THE REQUEST: Tell how many lines in the data below hold the string "this"; give nothing but the number.
*****
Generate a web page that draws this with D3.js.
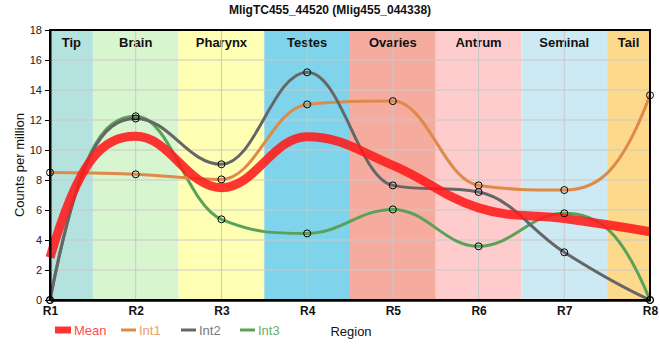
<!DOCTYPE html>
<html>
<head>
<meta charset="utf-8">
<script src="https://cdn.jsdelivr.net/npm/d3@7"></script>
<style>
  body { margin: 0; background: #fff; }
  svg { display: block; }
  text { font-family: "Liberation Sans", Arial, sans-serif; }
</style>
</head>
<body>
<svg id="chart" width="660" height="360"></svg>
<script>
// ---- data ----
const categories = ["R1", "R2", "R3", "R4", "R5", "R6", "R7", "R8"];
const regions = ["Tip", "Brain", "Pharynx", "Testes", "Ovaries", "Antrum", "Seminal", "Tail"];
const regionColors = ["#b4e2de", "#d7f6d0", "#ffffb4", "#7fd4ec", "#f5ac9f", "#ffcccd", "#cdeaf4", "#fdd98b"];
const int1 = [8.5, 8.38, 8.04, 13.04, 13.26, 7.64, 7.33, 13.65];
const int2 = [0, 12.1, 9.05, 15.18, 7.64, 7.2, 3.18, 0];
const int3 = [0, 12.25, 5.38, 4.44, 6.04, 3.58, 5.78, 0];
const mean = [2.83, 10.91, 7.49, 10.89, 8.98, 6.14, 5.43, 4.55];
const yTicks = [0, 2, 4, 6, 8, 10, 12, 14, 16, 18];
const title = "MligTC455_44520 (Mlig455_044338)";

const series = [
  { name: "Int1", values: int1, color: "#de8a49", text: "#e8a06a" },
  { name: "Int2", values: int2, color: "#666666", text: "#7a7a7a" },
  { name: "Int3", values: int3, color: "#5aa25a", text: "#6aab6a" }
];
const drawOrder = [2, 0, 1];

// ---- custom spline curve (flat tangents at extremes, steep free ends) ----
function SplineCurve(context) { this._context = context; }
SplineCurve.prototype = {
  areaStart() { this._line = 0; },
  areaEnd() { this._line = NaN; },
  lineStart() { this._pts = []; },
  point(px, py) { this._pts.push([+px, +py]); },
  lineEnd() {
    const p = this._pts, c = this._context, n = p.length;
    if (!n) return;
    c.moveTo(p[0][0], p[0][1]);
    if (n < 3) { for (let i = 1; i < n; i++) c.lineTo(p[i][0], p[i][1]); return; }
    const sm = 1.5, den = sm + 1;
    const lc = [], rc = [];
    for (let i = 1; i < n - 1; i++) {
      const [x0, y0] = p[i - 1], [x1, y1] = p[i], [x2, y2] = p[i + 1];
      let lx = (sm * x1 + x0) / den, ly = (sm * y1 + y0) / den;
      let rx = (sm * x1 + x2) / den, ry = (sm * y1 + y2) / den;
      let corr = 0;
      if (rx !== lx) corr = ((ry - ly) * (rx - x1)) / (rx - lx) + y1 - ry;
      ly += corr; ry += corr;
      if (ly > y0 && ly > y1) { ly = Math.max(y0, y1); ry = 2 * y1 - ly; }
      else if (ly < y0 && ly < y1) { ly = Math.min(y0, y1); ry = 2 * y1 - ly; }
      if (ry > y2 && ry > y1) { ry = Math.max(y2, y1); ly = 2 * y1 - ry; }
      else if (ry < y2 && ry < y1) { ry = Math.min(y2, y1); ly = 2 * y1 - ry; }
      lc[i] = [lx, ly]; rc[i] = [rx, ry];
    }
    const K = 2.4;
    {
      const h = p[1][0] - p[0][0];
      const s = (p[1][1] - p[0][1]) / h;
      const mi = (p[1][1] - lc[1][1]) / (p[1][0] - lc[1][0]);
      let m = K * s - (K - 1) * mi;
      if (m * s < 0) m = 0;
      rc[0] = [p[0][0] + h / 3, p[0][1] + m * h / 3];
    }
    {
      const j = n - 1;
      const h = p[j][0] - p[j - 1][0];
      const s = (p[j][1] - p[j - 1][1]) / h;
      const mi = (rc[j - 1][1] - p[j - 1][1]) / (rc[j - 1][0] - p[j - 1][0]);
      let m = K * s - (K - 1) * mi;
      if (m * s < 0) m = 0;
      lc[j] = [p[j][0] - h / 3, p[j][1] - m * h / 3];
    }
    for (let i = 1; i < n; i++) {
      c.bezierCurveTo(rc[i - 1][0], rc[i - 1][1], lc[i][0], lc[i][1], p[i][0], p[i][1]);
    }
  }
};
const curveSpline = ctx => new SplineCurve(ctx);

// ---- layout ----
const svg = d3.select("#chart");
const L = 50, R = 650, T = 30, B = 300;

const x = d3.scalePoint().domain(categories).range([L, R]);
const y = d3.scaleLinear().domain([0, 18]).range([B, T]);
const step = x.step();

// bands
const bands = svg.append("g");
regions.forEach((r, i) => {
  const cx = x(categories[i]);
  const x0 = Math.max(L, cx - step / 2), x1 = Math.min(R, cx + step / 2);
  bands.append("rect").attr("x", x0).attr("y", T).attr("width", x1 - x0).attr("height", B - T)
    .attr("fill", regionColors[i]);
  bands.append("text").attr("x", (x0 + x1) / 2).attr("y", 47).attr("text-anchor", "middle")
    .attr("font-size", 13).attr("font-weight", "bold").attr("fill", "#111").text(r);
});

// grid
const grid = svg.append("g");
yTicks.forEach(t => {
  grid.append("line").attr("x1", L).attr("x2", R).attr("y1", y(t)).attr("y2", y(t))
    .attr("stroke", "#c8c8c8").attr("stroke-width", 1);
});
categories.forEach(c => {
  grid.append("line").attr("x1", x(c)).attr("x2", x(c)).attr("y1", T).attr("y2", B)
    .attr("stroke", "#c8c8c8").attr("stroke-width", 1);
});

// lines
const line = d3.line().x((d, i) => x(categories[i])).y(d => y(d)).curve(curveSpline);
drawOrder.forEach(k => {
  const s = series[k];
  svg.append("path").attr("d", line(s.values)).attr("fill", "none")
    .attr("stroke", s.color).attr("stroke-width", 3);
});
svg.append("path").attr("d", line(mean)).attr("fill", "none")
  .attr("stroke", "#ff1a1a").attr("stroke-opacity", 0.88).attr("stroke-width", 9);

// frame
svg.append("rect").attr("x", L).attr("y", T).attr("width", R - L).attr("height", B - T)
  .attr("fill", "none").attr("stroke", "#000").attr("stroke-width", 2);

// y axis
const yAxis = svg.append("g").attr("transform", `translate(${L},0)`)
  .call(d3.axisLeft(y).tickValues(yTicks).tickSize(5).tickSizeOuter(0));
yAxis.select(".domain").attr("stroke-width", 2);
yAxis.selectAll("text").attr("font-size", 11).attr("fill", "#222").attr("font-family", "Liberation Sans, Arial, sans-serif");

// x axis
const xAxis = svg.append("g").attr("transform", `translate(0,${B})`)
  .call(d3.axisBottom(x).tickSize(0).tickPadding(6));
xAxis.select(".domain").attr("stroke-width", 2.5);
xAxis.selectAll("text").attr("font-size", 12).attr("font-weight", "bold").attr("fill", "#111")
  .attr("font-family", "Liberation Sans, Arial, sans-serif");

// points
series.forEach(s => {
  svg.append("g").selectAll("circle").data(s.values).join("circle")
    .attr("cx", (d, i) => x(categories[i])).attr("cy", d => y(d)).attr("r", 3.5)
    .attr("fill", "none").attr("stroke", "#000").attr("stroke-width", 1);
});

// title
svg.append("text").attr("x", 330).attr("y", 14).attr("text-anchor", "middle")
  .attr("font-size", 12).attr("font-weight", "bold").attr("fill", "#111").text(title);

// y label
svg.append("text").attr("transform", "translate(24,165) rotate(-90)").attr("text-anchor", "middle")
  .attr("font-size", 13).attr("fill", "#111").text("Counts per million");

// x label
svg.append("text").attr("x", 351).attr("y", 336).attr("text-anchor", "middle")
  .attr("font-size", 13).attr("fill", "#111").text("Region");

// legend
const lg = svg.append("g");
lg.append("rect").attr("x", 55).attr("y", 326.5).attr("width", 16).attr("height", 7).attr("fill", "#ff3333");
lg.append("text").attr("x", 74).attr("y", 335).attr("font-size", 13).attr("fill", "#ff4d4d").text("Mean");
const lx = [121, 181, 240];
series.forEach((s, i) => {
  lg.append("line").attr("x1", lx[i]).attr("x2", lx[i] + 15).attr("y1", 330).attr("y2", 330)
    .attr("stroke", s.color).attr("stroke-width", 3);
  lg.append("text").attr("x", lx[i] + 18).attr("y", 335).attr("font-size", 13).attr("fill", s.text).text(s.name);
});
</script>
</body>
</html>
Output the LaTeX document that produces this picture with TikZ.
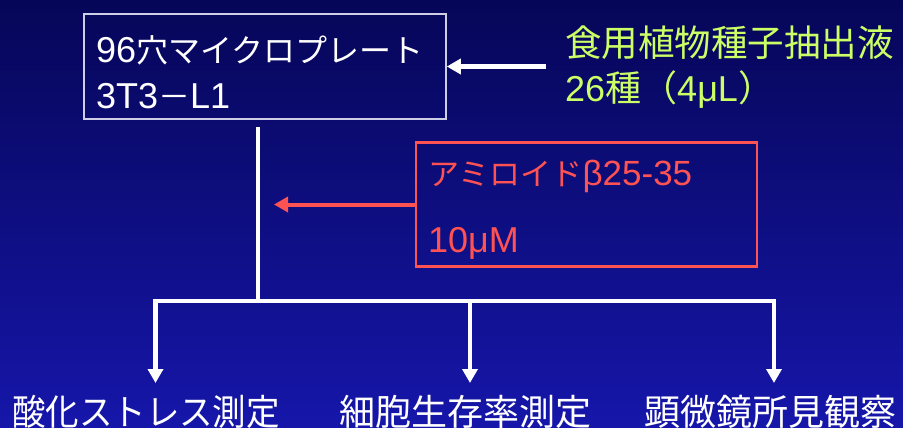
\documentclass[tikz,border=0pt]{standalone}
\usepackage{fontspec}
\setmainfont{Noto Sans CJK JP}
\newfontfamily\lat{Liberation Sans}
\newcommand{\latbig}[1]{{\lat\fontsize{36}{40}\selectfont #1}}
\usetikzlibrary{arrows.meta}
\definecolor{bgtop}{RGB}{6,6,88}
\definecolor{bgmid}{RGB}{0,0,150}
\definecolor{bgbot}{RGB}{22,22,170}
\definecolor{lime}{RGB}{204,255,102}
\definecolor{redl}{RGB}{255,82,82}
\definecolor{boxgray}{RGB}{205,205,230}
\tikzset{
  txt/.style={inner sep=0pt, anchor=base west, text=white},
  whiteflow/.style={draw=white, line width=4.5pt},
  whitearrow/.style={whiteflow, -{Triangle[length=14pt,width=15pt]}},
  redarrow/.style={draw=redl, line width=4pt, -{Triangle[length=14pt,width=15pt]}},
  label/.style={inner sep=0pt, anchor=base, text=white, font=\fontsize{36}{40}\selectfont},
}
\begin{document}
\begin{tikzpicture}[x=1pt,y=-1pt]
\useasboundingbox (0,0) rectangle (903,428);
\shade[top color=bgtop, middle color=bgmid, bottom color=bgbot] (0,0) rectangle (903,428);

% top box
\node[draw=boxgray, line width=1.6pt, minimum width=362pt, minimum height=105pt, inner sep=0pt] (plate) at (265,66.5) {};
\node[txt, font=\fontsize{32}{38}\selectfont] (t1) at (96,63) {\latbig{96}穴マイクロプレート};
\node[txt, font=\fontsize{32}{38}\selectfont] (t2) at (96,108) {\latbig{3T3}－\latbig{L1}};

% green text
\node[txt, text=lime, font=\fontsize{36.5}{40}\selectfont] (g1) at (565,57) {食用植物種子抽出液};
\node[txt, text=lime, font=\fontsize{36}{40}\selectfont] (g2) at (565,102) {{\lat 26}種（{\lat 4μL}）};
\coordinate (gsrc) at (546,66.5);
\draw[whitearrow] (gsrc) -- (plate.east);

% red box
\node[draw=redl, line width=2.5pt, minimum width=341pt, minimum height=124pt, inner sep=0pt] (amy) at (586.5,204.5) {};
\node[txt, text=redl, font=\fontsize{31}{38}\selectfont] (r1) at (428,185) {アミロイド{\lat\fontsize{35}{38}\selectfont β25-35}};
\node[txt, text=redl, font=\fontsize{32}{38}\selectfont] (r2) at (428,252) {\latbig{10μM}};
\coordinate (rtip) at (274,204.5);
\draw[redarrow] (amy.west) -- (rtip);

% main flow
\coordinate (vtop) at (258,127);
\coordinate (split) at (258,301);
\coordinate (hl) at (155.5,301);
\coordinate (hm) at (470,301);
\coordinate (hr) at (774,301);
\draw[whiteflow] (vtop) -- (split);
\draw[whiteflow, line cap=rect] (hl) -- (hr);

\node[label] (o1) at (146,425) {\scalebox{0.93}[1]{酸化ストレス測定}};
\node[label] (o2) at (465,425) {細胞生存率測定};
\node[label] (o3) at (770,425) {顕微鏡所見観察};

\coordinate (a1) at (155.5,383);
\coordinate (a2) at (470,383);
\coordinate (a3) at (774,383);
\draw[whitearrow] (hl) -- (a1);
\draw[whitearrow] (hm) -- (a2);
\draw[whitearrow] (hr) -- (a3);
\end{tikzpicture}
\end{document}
*****
RESULT OF THE EXERCISE: 8